The Korean language extends well beyond North Korea’s boundary into Manchuria in northeastern China. Roughly two million Koreans live in China, mostly in the border zone. Almost half of them reside in the Yanbian Korean Autonomous Prefecture, where Korean cultural institutions receive official support. Although the area was part of several historical Korean kingdoms, its current Korean population stems largely from northward migration in the late 1800s and early 1900s. During this period, Korea was falling under Japanese domination, while southeastern Manchuria beckoned as a lightly populated area of pioneer farming.
China has long had a number of concerns about its Korean-populated area. It worries that a united Korea might someday claim the region as part of its national patrimony, owing both to historical patterns of rule and to the ethnic background of its inhabitants. More immediately, it fears that a collapse of North Korea could generate a massive northward surge of desperate refugees across its border, where they would seek shelter in Korean-speaking communities. The border zone is already a place of tension and intrigue. Hungry North Koreans have been slipping into China for years, causing headaches for Chinese authorities and complicating already tense relations among Beijing, Pyongyang, and Seoul. Fewer people cross in the opposite direction, a far more perilous undertaking, but it does occur. In early June 2010, North Korean border guards shot and killed three Chinese citizens who were trying to cross the border, claiming that they were either seeking to conduct illegal trade or to spy for South Korea.
Concerned about the security of its Korean border zone, China has sought to incorporate its Korean-speaking minority into its larger national community while continuing to respect its basic cultural rights. This endeavor has proved relatively successful. Enrollment in Korean schools is rapidly declining, as education in Mandarin Chinese is increasingly desired, mostly for its economic advantages. Han Chinese and other non-Koreans have also moved into the Korean zone in large numbers, just as large numbers of Korean Chinese – almost half of a million in 2009 – have moved to South Korea.
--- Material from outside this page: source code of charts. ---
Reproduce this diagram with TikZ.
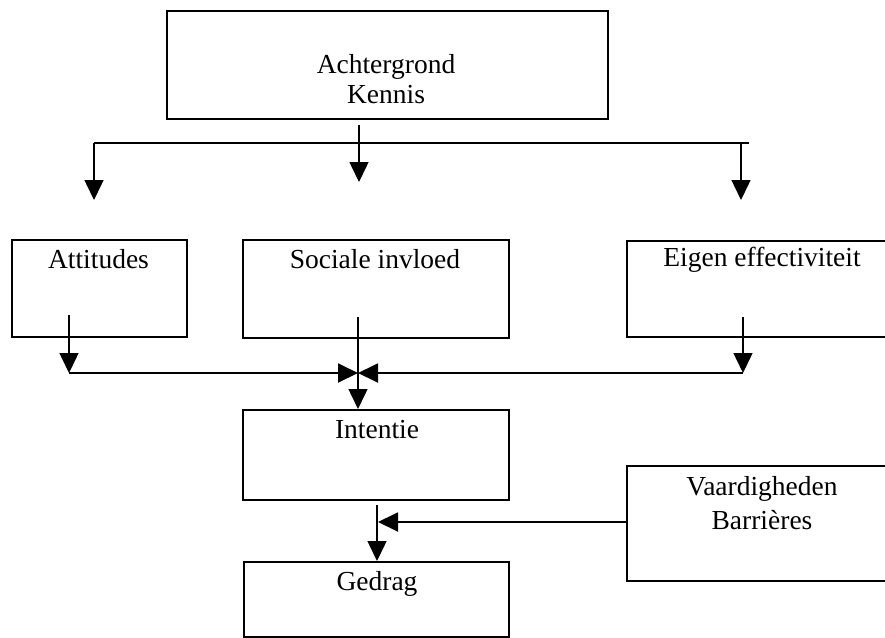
\documentclass[tikz,border=0pt]{standalone}
\usepackage{fontspec}
\setmainfont{Liberation Serif}
\usetikzlibrary{arrows.meta}
\begin{document}
\begin{tikzpicture}[x=1pt,y=-1pt,
  box/.style={draw, line width=1.8pt, rectangle, inner sep=0pt, anchor=north west},
  lbl/.style={font=\fontsize{27.5}{30}\selectfont, anchor=base, inner sep=0pt},
  conn/.style={line width=1.9pt},
  arr/.style={line width=1.5pt, -{Triangle[length=20pt,width=19pt]}},
  harr/.style={line width=1.9pt, -{Triangle[length=20pt,width=19pt]}}]
\useasboundingbox (0,0) rectangle (885,637);
\clip (0,0) rectangle (885,637);
% boxes
\node[box, minimum width=441pt, minimum height=108pt] (top) at (166,10) {};
\node[box, minimum width=175pt, minimum height=97pt] (att) at (11,239) {};
\node[box, minimum width=266pt, minimum height=98pt] (soc) at (242,239) {};
\node[box, minimum width=274pt, minimum height=96pt] (eig) at (626,240) {};
\node[box, minimum width=266pt, minimum height=90pt] (int) at (242,409) {};
\node[box, minimum width=274pt, minimum height=115pt] (vaa) at (626,465) {};
\node[box, minimum width=265pt, minimum height=75pt] (ged) at (243,561) {};
% texts
\node[lbl] (tA) at (386,73) {Achtergrond};
\node[lbl] (tK) at (386,103) {Kennis};
\node[lbl] (tAtt) at (98.5,268) {Attitudes};
\node[lbl] (tSoc) at (375,268) {Sociale invloed};
\node[lbl] (tEig) at (762,266) {Eigen effectiviteit};
\node[lbl] (tInt) at (377,438) {Intentie};
\node[lbl] (tV) at (762,495) {Vaardigheden};
\node[lbl] (tB) at (762,529) {Barrières};
\node[lbl] (tG) at (377,590) {Gedrag};
% coordinates
\coordinate (tm) at (359,182);
\coordinate (hl) at (94,143);
\coordinate (hr) at (749,143);
\coordinate (al) at (94,200);
\coordinate (ar) at (741,200);
\coordinate (as) at (69,315);
\coordinate (ae) at (69,373);
\coordinate (es) at (743,317);
\coordinate (ee) at (743,373);
\coordinate (ss) at (358,317);
\coordinate (jn) at (358,373);
\coordinate (is) at (377,505);
\coordinate (vt) at (378,522);
% top branching
\draw[arr] ([yshift=-5pt]top.south -| tm) -- (tm);
\draw[conn] (hl) -- (hr);
\draw[arr] (hl) -- (al);
\draw[arr] (hr -| ar) -- (ar);
% second row to intention
\draw[arr] (as) -- (ae);
\draw[arr] (es) -- (ee);
\draw[harr] (ae) -- (jn);
\draw[harr] (ee) -- (jn);
\draw[arr] (ss) -- (int.north -| ss);
% intention to behaviour
\draw[arr] (is) -- (ged.north -| is);
\draw[harr] (vaa.west |- vt) -- (vt);
\end{tikzpicture}
\end{document}
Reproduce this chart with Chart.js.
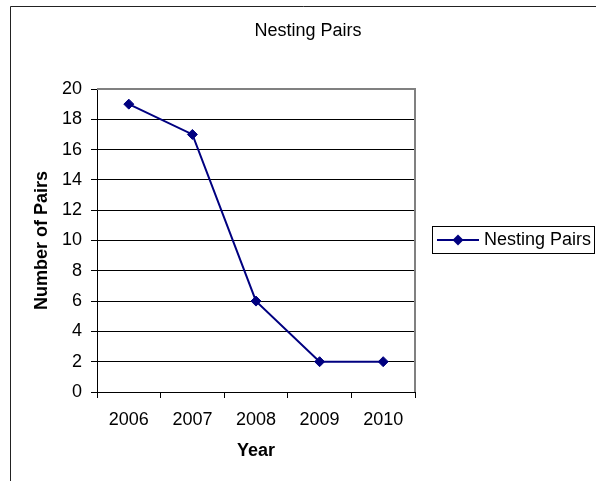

As a result, the Korean proportion of the Yanbian Autonomous Prefecture has dropped from almost two-thirds in the early 1950s to about a third at present.
By all indications, China’s Korean community seems reasonably satisfied with its political situation, showing few signs of wanting to separate from China. But general strains between Korea and China still focus on the border region, many of which concern historical representation (to be explored in tomorrow’s post). One particular flashpoint is Mount Baekdu, located on the China-North Korea border. Widely viewed as the place of origin of the Korean people, Baekdu is one of Korea’s three most important sacred mountains. Many South Koreans believe that the entire volcanic peak is rightfully Korean territory, arguing that its northern slope was illegitimately ceded to China by the northern regime during the Korean War. In 2007, South Korean athletes at the Asian Winter Games infuriated Chinese officials by holding up signs proclaiming Korean sovereignty over the entire peak. South Korean nationalists are angered by China’s development of a tourism industry on its side of the mountain, as well as by its use of the term Changbai Mountain, which some see as an attempt to pry away a key natural symbol of Korean identity.
Professor Guofan Shao of Purdue University has recently determined, through Google Earth analysis, that North Korea is massively logging its slopes of Mount Baekdu, despite its status as a Biosphere Reserve. Such activities are not surprising, as a largely deforested North Korea faces severe lumber shortages. But the situation is tragic: according to some experts, “Mount Paekdu [Baekdu] along with adjacent areas in China possesses the world’s highest plant diversity found in a cool, temperate zone.”